Sometimes people ask me why I revisit places I’ve already been to, rather than going somewhere new. “You’ve already been there, isn’t it boring?’ they ask. Sometimes I need a little familiarity, to know what steps lie ahead of me. Although, do we ever really know what lies ahead? 


When I recently revisited Chee Dale Stepping Stones, I thought I knew what to expect having visited before. While some details returned with a strange clarity, other parts of it felt entirely unfamiliar. Some sections I thought I remembered had changed completely. How could I forget the steep, shiny stone ‘scramble’ that at points forced me to slide on my bottom?




It made me wonder whether we ever truly return to the same place twice?


I’d only been there once before, but in my memory it had become somewhat ‘complete’. I thought I knew it already. It was ticked off and done. But returning there made me realise how selective memory really is.
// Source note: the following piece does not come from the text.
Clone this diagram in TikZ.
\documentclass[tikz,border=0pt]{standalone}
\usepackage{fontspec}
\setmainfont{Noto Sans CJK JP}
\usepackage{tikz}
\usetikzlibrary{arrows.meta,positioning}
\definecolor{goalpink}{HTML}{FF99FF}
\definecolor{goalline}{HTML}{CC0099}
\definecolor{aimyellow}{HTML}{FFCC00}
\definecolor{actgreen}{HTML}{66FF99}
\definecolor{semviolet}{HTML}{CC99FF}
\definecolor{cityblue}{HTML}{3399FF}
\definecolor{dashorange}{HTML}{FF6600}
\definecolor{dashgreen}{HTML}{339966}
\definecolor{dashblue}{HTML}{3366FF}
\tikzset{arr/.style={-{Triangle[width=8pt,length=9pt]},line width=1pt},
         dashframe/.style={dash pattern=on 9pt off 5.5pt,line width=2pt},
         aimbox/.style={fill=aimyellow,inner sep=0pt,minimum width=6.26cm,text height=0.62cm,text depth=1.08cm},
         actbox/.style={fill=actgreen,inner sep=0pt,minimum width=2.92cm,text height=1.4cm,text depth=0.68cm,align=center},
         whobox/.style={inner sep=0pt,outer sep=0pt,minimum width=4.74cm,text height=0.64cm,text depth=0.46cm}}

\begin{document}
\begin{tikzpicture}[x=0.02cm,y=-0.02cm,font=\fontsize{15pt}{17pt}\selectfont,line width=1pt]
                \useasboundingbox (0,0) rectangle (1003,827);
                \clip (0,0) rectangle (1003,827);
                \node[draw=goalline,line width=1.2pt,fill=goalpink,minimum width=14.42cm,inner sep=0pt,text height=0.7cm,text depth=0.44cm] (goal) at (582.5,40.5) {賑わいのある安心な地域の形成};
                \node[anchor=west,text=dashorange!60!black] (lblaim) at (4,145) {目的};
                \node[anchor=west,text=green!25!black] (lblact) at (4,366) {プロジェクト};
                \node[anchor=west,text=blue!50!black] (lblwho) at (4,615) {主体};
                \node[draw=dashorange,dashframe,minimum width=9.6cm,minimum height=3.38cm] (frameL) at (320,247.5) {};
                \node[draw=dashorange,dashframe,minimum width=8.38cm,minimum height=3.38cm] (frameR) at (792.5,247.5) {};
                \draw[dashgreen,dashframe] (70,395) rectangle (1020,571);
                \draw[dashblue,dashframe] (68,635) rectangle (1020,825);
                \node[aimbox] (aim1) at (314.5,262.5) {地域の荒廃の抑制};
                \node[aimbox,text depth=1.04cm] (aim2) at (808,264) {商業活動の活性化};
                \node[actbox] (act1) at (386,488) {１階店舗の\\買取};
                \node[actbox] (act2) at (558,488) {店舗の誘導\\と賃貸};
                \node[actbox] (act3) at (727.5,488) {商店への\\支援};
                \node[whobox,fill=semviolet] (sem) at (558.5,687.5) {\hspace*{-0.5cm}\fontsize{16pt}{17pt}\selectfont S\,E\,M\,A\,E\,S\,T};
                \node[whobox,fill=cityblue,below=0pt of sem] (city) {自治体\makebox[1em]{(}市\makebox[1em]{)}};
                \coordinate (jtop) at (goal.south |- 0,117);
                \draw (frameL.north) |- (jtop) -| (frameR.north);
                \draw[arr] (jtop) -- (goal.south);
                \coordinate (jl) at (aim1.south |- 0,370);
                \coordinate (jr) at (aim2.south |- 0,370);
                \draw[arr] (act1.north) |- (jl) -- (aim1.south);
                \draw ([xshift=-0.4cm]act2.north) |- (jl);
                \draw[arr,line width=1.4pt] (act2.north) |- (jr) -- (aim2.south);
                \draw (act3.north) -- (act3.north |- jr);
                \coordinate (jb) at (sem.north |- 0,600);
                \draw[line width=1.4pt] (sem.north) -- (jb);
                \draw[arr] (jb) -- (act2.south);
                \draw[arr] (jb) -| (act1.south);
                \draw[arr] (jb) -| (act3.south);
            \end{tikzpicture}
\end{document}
I later found myself reading about how memory works and discovered something unsettlingly beautiful: memories are not replayed perfectly like recordings. They are reconstructed each time we return to them, subtly reshaped by time, emotion and whatever came afterwards. In other words, remembering changes the memory itself.


I’ve been thinking about this a lot as I start to return to places I’ve already painted. 
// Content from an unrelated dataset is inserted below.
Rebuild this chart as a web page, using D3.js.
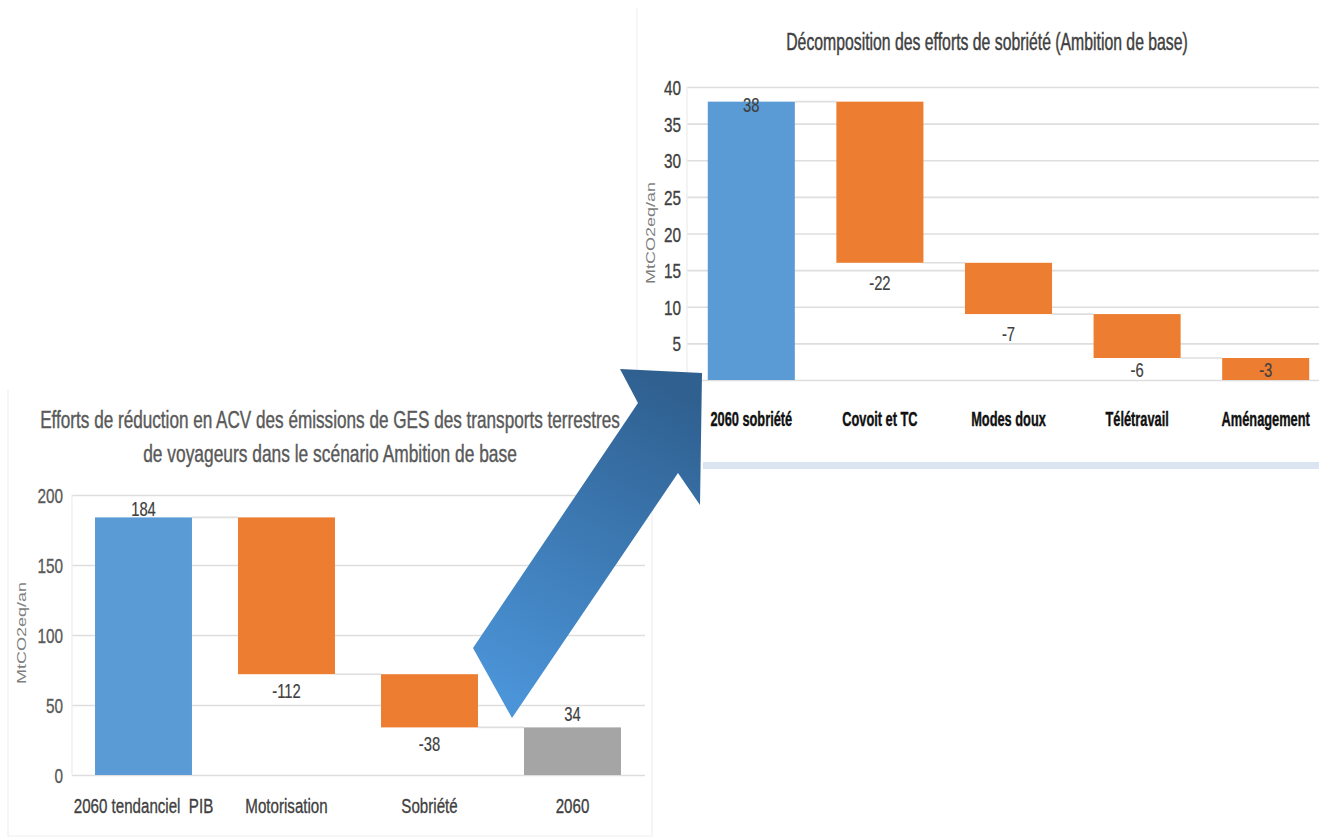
<!DOCTYPE html>
<html lang="fr">
<head>
<meta charset="utf-8">
<script src="https://cdn.jsdelivr.net/npm/d3@7"></script>
<style>
  html, body { margin: 0; padding: 0; background: #ffffff; }
  svg { display: block; }
  text { font-family: "Liberation Sans", Arial, sans-serif; white-space: pre; }
</style>
</head>
<body>
<svg id="chart" width="1319" height="838"></svg>
<script>
// Main waterfall: life-cycle GHG emissions of passenger land transport
const mainCategories = ["2060 tendanciel  PIB", "Motorisation", "Sobriété", "2060"];
const mainValues = [184, -112, -38, 34];
const mainKinds = ["total", "delta", "delta", "total"];
const mainTicks = [0, 50, 100, 150, 200];

// Detail waterfall: breakdown of the sobriety effort
const detailCategories = ["2060 sobriété", "Covoit et TC", "Modes doux", "Télétravail", "Aménagement"];
const detailValues = [38, -22, -7, -6, -3];
const detailKinds = ["total", "delta", "delta", "delta", "delta"];
const detailTicks = [0, 5, 10, 15, 20, 25, 30, 35, 40];

const unitLabel = "MtCO2eq/an";

const COLORS = { total: "#5b9bd5", delta: "#ed7d31", final: "#a5a5a5" };
const GRID = "#dedede";

const svg = d3.select("#chart");

// Build waterfall segments from the signed values
function waterfall(cats, vals, kinds) {
  let run = 0;
  return cats.map((c, i) => {
    const v = vals[i];
    let lo, hi;
    if (kinds[i] === "total") { lo = 0; hi = v; run = v; }
    else { const start = run; run = run + v; lo = Math.min(start, run); hi = Math.max(start, run); }
    return { cat: c, value: v, kind: kinds[i], lo, hi, end: run, index: i };
  });
}

// Tall, narrow lettering: a small font stretched vertically
function tall(sel, size, sx, x, y) {
  sel.attr("font-size", size * sx)
     .attr("transform", `translate(${x},${y}) scale(1,${(1 / sx).toFixed(4)})`);
  return sel;
}

function label(g, x, y, s, o) {
  const t = g.append("text")
    .attr("text-anchor", o.anchor || "middle")
    .attr("font-weight", o.weight || "normal")
    .attr("fill", o.fill || "#595959")
    .attr("stroke", o.fill || "#595959")
    .attr("stroke-width", o.stroke || 0.25)
    .text(s);
  tall(t, o.size, o.sx || 1, x, y);
  return t;
}

// Title lines: natural width measured, then squeezed to the wanted width
function title(g, x, y, s, width, size, fill) {
  const t = g.append("text")
    .attr("text-anchor", "middle")
    .attr("fill", fill).attr("stroke", fill).attr("stroke-width", 0.3)
    .attr("font-size", size)
    .text(s);
  const natural = t.node().getComputedTextLength();
  const sx = width / natural;
  tall(t, size, sx, x, y);
}

function drawWaterfall(cfg) {
  const g = svg.append("g");
  const data = waterfall(cfg.categories, cfg.values, cfg.kinds);

  const x = d3.scaleBand().domain(cfg.categories).range(cfg.xRange)
    .paddingInner(cfg.padding).paddingOuter(cfg.padding / 2);
  const y = d3.scaleLinear().domain(cfg.yDomain).range(cfg.yRange);

  // gridlines + tick labels
  const yAxis = d3.axisLeft(y).tickValues(cfg.ticks).tickSize(-(cfg.gridEnd - cfg.xRange[0])).tickPadding(0);
  const ga = g.append("g").attr("transform", `translate(${cfg.xRange[0]},0)`).call(yAxis);
  ga.select(".domain").remove();
  ga.selectAll(".tick line").attr("stroke", GRID).attr("stroke-width", 1.6);
  ga.selectAll(".tick text").each(function () {
    const t = d3.select(this)
      .attr("x", null).attr("dy", null)
      .attr("text-anchor", "end")
      .attr("font-family", "Liberation Sans, Arial, sans-serif")
      .attr("fill", cfg.tickColor).attr("stroke", cfg.tickColor).attr("stroke-width", 0.25);
    tall(t, 21, 0.73, cfg.tickRight - cfg.xRange[0], cfg.tickDy);
  });

  // vertical axis line
  g.append("line")
    .attr("x1", cfg.xRange[0]).attr("x2", cfg.xRange[0])
    .attr("y1", y(cfg.yDomain[1])).attr("y2", y(0))
    .attr("stroke", "#ececec").attr("stroke-width", 1.2);

  // connectors between consecutive bars
  g.selectAll("line.conn").data(data.slice(0, -1)).join("line")
    .attr("class", "conn")
    .attr("x1", d => x(d.cat) + x.bandwidth())
    .attr("x2", d => x(cfg.categories[d.index + 1]))
    .attr("y1", d => y(d.end)).attr("y2", d => y(d.end))
    .attr("stroke", GRID).attr("stroke-width", 1.6);

  // bars
  g.selectAll("rect.bar").data(data).join("rect")
    .attr("class", "bar")
    .attr("x", d => x(d.cat))
    .attr("width", x.bandwidth())
    .attr("y", d => y(d.hi))
    .attr("height", d => y(d.lo) - y(d.hi))
    .attr("fill", d => d.kind === "delta" ? COLORS.delta
      : (d.index === data.length - 1 && d.index > 0 ? COLORS.final : COLORS.total));

  // value labels
  data.forEach(d => {
    const cx = x(d.cat) + x.bandwidth() / 2;
    let by;
    if (d.kind === "total") by = y(d.hi) + cfg.totalDy[d.index === 0 ? 0 : 1];
    else by = Math.min(y(d.lo) + cfg.deltaGap, y(0) - 3);
    label(g, cx, by, String(d.value), { size: 20, sx: 0.74, fill: cfg.valueColor, stroke: 0.15 });
  });

  // category labels
  const xAxis = d3.axisBottom(x).tickSize(0).tickPadding(0);
  const gx = g.append("g").attr("transform", `translate(0,${cfg.catBaseline})`).call(xAxis);
  gx.select(".domain").remove();
  gx.selectAll(".tick text").each(function () {
    const t = d3.select(this)
      .attr("y", null).attr("dy", null)
      .attr("font-weight", cfg.catWeight)
      .attr("font-family", "Liberation Sans, Arial, sans-serif")
      .attr("fill", cfg.catColor).attr("stroke", cfg.catColor).attr("stroke-width", 0.25)
      .style("white-space", "pre");
    tall(t, 21, cfg.catSx, 0, 0);
  });

  // unit label
  g.append("text")
    .attr("transform", `translate(${cfg.unitPos[0]},${cfg.unitPos[1]}) rotate(-90) scale(1.5,1)`)
    .attr("text-anchor", "middle")
    .attr("dy", "0.35em")
    .attr("font-size", 12)
    .attr("font-family", "DejaVu Sans, Verdana, sans-serif")
    .attr("fill", "#7f7f7f")
    .text(unitLabel);

  // title lines
  cfg.title.forEach(t => title(g, t.x, t.y, t.text, t.len, 24, cfg.titleColor));
  return g;
}

// chart frames
svg.append("path").attr("d", "M8,390V836H652V468")
  .attr("fill", "none").attr("stroke", "#efefef").attr("stroke-width", 1.2);
svg.append("line").attr("x1", 637).attr("x2", 637).attr("y1", 8).attr("y2", 468)
  .attr("stroke", "#f0f0f0").attr("stroke-width", 1.2);
svg.append("rect").attr("x", 703).attr("y", 462).attr("width", 620).attr("height", 7)
  .attr("fill", "#dbe5f1");

drawWaterfall({
  categories: mainCategories, values: mainValues, kinds: mainKinds, ticks: mainTicks,
  xRange: [72, 644], padding: 0.322, gridEnd: 645,
  yDomain: [0, 200], yRange: [775, 495],
  tickRight: 63, tickDy: 7.5, tickColor: "#595959",
  totalDy: [-1, -6], deltaGap: 24, valueColor: "#404040",
  catBaseline: 813, catSx: 0.72, catWeight: "normal", catColor: "#404040",
  unitPos: [22, 633], titleColor: "#595959",
  title: [
    { text: "Efforts de réduction en ACV des émissions de GES des transports terrestres", x: 330, y: 428, len: 580 },
    { text: "de voyageurs dans le scénario Ambition de base", x: 330, y: 462, len: 374 }
  ]
});

drawWaterfall({
  categories: detailCategories, values: detailValues, kinds: detailKinds, ticks: detailTicks,
  xRange: [687, 1330], padding: 0.323, gridEnd: 1330,
  yDomain: [0, 40], yRange: [380, 87],
  tickRight: 681, tickDy: 7.5, tickColor: "#404040",
  totalDy: [10, 10], deltaGap: 27, valueColor: "#404040",
  catBaseline: 426, catSx: 0.61, catWeight: "bold", catColor: "#111111",
  unitPos: [651, 233], titleColor: "#404040",
  title: [
    { text: "Décomposition des efforts de sobriété (Ambition de base)", x: 987, y: 50, len: 402 }
  ]
});

// block arrow linking the sobriety bar to its breakdown
const defs = svg.append("defs");
const grad = defs.append("linearGradient").attr("id", "arrowFill")
  .attr("gradientUnits", "userSpaceOnUse")
  .attr("x1", 495).attr("y1", 690).attr("x2", 665).attr("y2", 385);
grad.append("stop").attr("offset", 0).attr("stop-color", "#4b94d8");
grad.append("stop").attr("offset", 1).attr("stop-color", "#2f6090");

const arrowShape = [[473, 648], [638, 403], [620, 369], [702, 373], [700, 505], [678, 473], [512, 718]];
svg.append("path")
  .attr("d", d3.line()(arrowShape) + "Z")
  .attr("fill", "url(#arrowFill)");
</script>
</body>
</html>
Shutlingsloe for instance has become ‘the comfortable one’.


It’s a place I return to so often that parts of the route feel instinctive now.

I know where the path steepens, where the views first begin to open and where Pika usually stops to investigate something invisible in the grass. The landscape has started to feel less like a destination and more like an old friend. But despite knowing what to expect I don’t think that familiarity freezes a place in time. If anything, it layers it.
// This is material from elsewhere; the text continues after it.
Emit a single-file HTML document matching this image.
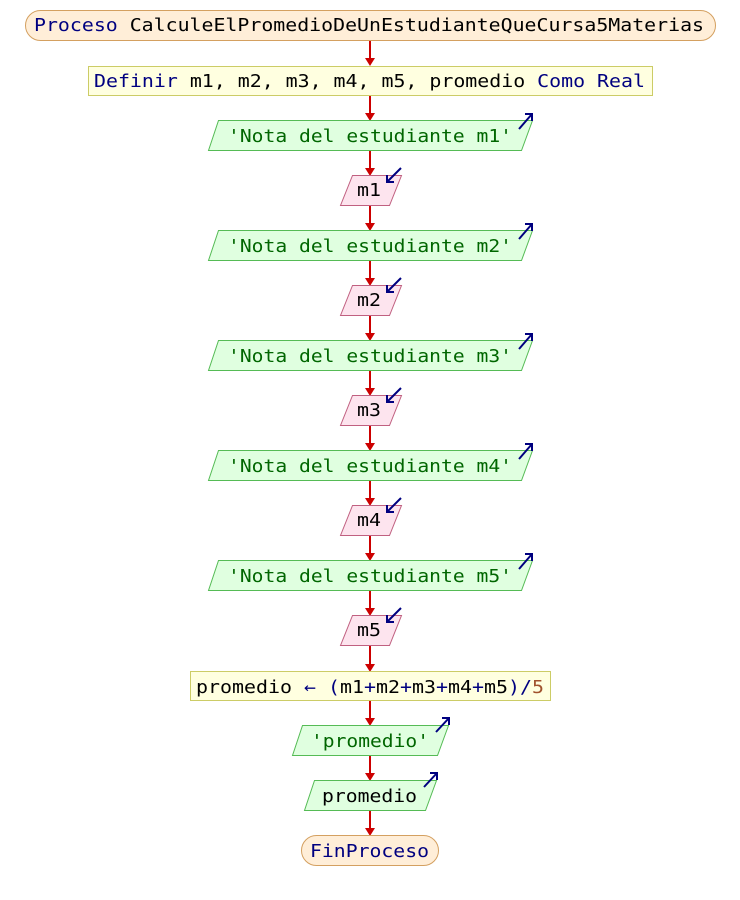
<!DOCTYPE html>
<html><head><meta charset="utf-8"><style>body{margin:0;background:#fff}svg{display:block}</style></head><body>
<svg width="740" height="900" xmlns="http://www.w3.org/2000/svg" font-family="'DejaVu Sans Mono', 'Liberation Mono', monospace" font-size="18">
<g stroke="#cc0000" stroke-width="2">
<line x1="370" y1="40" x2="370" y2="60"/><line x1="370" y1="95" x2="370" y2="115"/>
<line x1="370" y1="150" x2="370" y2="170"/><line x1="370" y1="205" x2="370" y2="225"/>
<line x1="370" y1="260" x2="370" y2="280"/><line x1="370" y1="315" x2="370" y2="335"/>
<line x1="370" y1="370" x2="370" y2="390"/><line x1="370" y1="425" x2="370" y2="445"/>
<line x1="370" y1="480" x2="370" y2="500"/><line x1="370" y1="535" x2="370" y2="555"/>
<line x1="370" y1="590" x2="370" y2="610"/><line x1="370" y1="645" x2="370" y2="666"/>
<line x1="370" y1="700" x2="370" y2="720"/><line x1="370" y1="755" x2="370" y2="775"/>
<line x1="370" y1="810" x2="370" y2="830"/>
</g>
<g fill="#cc0000">
<path d="M365,58 L375,58 L370,66 z"/><path d="M365,113 L375,113 L370,121 z"/>
<path d="M365,168 L375,168 L370,176 z"/><path d="M365,223 L375,223 L370,231 z"/>
<path d="M365,278 L375,278 L370,286 z"/><path d="M365,333 L375,333 L370,341 z"/>
<path d="M365,388 L375,388 L370,396 z"/><path d="M365,443 L375,443 L370,451 z"/>
<path d="M365,498 L375,498 L370,506 z"/><path d="M365,553 L375,553 L370,561 z"/>
<path d="M365,608 L375,608 L370,616 z"/><path d="M365,664 L375,664 L370,672 z"/>
<path d="M365,718 L375,718 L370,726 z"/><path d="M365,773 L375,773 L370,781 z"/>
<path d="M365,828 L375,828 L370,836 z"/>
</g>
<rect x="25.5" y="10.5" width="690" height="30" rx="15" fill="#ffeed8" stroke="#d4a060"/>
<text x="34" y="31" textLength="670" lengthAdjust="spacingAndGlyphs" fill="#000080">Proceso <tspan fill="#000">CalculeElPromedioDeUnEstudianteQueCursa5Materias</tspan></text>
<rect x="88.5" y="66.5" width="564" height="29" fill="#ffffe0" stroke="#cccc66"/>
<text x="94" y="87" textLength="551" lengthAdjust="spacingAndGlyphs" fill="#000"><tspan fill="#000080">Definir</tspan> m1, m2, m3, m4, m5, promedio <tspan fill="#000080">Como Real</tspan></text>
<g id="n1">
<path d="M218.5,120.5 L532.5,120.5 L521.5,150.5 L208.5,150.5 z" fill="#e0ffe0" stroke="#55bb55"/>
<text x="228" y="142" textLength="284" lengthAdjust="spacingAndGlyphs" fill="#006600">'Nota del estudiante m1'</text>
<path d="M519,129 L532,114 M525,114 L532,114 L532,121" stroke="#000080" stroke-width="2" fill="none"/>
<path d="M352.5,175.5 L401.5,175.5 L389.5,205.5 L340.5,205.5 z" fill="#fde4ee" stroke="#c06080"/>
<text x="357" y="196" textLength="24" lengthAdjust="spacingAndGlyphs" fill="#000">m1</text>
<path d="M401,168 L387,182 M387,175 L387,182 L394,182" stroke="#000080" stroke-width="2" fill="none"/>
</g>
<g transform="translate(0,110)">
<path d="M218.5,120.5 L532.5,120.5 L521.5,150.5 L208.5,150.5 z" fill="#e0ffe0" stroke="#55bb55"/>
<text x="228" y="142" textLength="284" lengthAdjust="spacingAndGlyphs" fill="#006600">'Nota del estudiante m2'</text>
<path d="M519,129 L532,114 M525,114 L532,114 L532,121" stroke="#000080" stroke-width="2" fill="none"/>
<path d="M352.5,175.5 L401.5,175.5 L389.5,205.5 L340.5,205.5 z" fill="#fde4ee" stroke="#c06080"/>
<text x="357" y="196" textLength="24" lengthAdjust="spacingAndGlyphs" fill="#000">m2</text>
<path d="M401,168 L387,182 M387,175 L387,182 L394,182" stroke="#000080" stroke-width="2" fill="none"/>
</g>
<g transform="translate(0,220)">
<path d="M218.5,120.5 L532.5,120.5 L521.5,150.5 L208.5,150.5 z" fill="#e0ffe0" stroke="#55bb55"/>
<text x="228" y="142" textLength="284" lengthAdjust="spacingAndGlyphs" fill="#006600">'Nota del estudiante m3'</text>
<path d="M519,129 L532,114 M525,114 L532,114 L532,121" stroke="#000080" stroke-width="2" fill="none"/>
<path d="M352.5,175.5 L401.5,175.5 L389.5,205.5 L340.5,205.5 z" fill="#fde4ee" stroke="#c06080"/>
<text x="357" y="196" textLength="24" lengthAdjust="spacingAndGlyphs" fill="#000">m3</text>
<path d="M401,168 L387,182 M387,175 L387,182 L394,182" stroke="#000080" stroke-width="2" fill="none"/>
</g>
<g transform="translate(0,330)">
<path d="M218.5,120.5 L532.5,120.5 L521.5,150.5 L208.5,150.5 z" fill="#e0ffe0" stroke="#55bb55"/>
<text x="228" y="142" textLength="284" lengthAdjust="spacingAndGlyphs" fill="#006600">'Nota del estudiante m4'</text>
<path d="M519,129 L532,114 M525,114 L532,114 L532,121" stroke="#000080" stroke-width="2" fill="none"/>
<path d="M352.5,175.5 L401.5,175.5 L389.5,205.5 L340.5,205.5 z" fill="#fde4ee" stroke="#c06080"/>
<text x="357" y="196" textLength="24" lengthAdjust="spacingAndGlyphs" fill="#000">m4</text>
<path d="M401,168 L387,182 M387,175 L387,182 L394,182" stroke="#000080" stroke-width="2" fill="none"/>
</g>
<g transform="translate(0,440)">
<path d="M218.5,120.5 L532.5,120.5 L521.5,150.5 L208.5,150.5 z" fill="#e0ffe0" stroke="#55bb55"/>
<text x="228" y="142" textLength="284" lengthAdjust="spacingAndGlyphs" fill="#006600">'Nota del estudiante m5'</text>
<path d="M519,129 L532,114 M525,114 L532,114 L532,121" stroke="#000080" stroke-width="2" fill="none"/>
<path d="M352.5,175.5 L401.5,175.5 L389.5,205.5 L340.5,205.5 z" fill="#fde4ee" stroke="#c06080"/>
<text x="357" y="196" textLength="24" lengthAdjust="spacingAndGlyphs" fill="#000">m5</text>
<path d="M401,168 L387,182 M387,175 L387,182 L394,182" stroke="#000080" stroke-width="2" fill="none"/>
</g>
<rect x="190.5" y="671.5" width="360" height="29" fill="#ffffe0" stroke="#cccc66"/>
<text x="196" y="693" textLength="348" lengthAdjust="spacingAndGlyphs" fill="#000">promedio <tspan fill="#000080">←</tspan> <tspan fill="#000080">(</tspan>m1<tspan fill="#000080">+</tspan>m2<tspan fill="#000080">+</tspan>m3<tspan fill="#000080">+</tspan>m4<tspan fill="#000080">+</tspan>m5<tspan fill="#000080">)/</tspan><tspan fill="#a0522d">5</tspan></text>
<path d="M302.5,725.5 L448.5,725.5 L437.5,755.5 L292.5,755.5 z" fill="#e0ffe0" stroke="#55bb55"/>
<text x="311" y="747" textLength="118" lengthAdjust="spacingAndGlyphs" fill="#006600">'promedio'</text>
<path d="M436,732 L449,718 M442,718 L449,718 L449,725" stroke="#000080" stroke-width="2" fill="none"/>
<path d="M314.5,780.5 L436.5,780.5 L425.5,810.5 L304.5,810.5 z" fill="#e0ffe0" stroke="#55bb55"/>
<text x="322" y="802" textLength="95" lengthAdjust="spacingAndGlyphs" fill="#000">promedio</text>
<path d="M424,787 L437,773 M430,773 L437,773 L437,780" stroke="#000080" stroke-width="2" fill="none"/>
<rect x="301.5" y="835.5" width="137" height="30" rx="15" fill="#ffeed8" stroke="#d4a060"/>
<text x="310" y="857" textLength="119" lengthAdjust="spacingAndGlyphs" fill="#000080">FinProceso</text>
</svg>
</body></html>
Walking there now means walking alongside previous versions of myself. I remember different weather, different conversations with different people along the way, different seasons and different reasons for climbing the hill in the first place. The routes stay recognisable, but the experience never fully repeats itself.

Perhaps that’s why certain places become important to us. Not because they stay the same, but because they quietly witness how we change over time.


At first glance Marking the Wild might solely look like an attempt to preserve these places, which it is. But, they aren’t really trying to capture the landscape exactly as it was, they’re also trying to capture a part of myself as I was. The colours become brighter, tone choices shift. Some shadows deepen. Shapes are simplified or enhanced. Certain features become exaggerated while others disappear entirely. Sometimes the initial sketch shows a small bushy tree, but I remember it taller and more elegant so, I allow that to come through.


I’m trying to capture the atmosphere of the day rather than the accuracy of the view. The work shifts away from simple documentation and toward something more emotional.

Pair this with the Footnotes pack and those memories become even more colourful.

This means the artwork changes the place too, but that’s inevitable.

Perhaps every sketch, photograph, painting, memory and retelling becomes another version of the landscape, translated through whoever experienced it.


That’s why returning matters to me.

Not because we expect to find the exact same place waiting for us, unchanged and preserved, but because we don’t.

The landscape shifts. Memory shifts. We shift with them.

So maybe we never truly return to the same place twice.

Maybe we simply meet a new version of it each time.

And, quietly, a new version of ourselves too.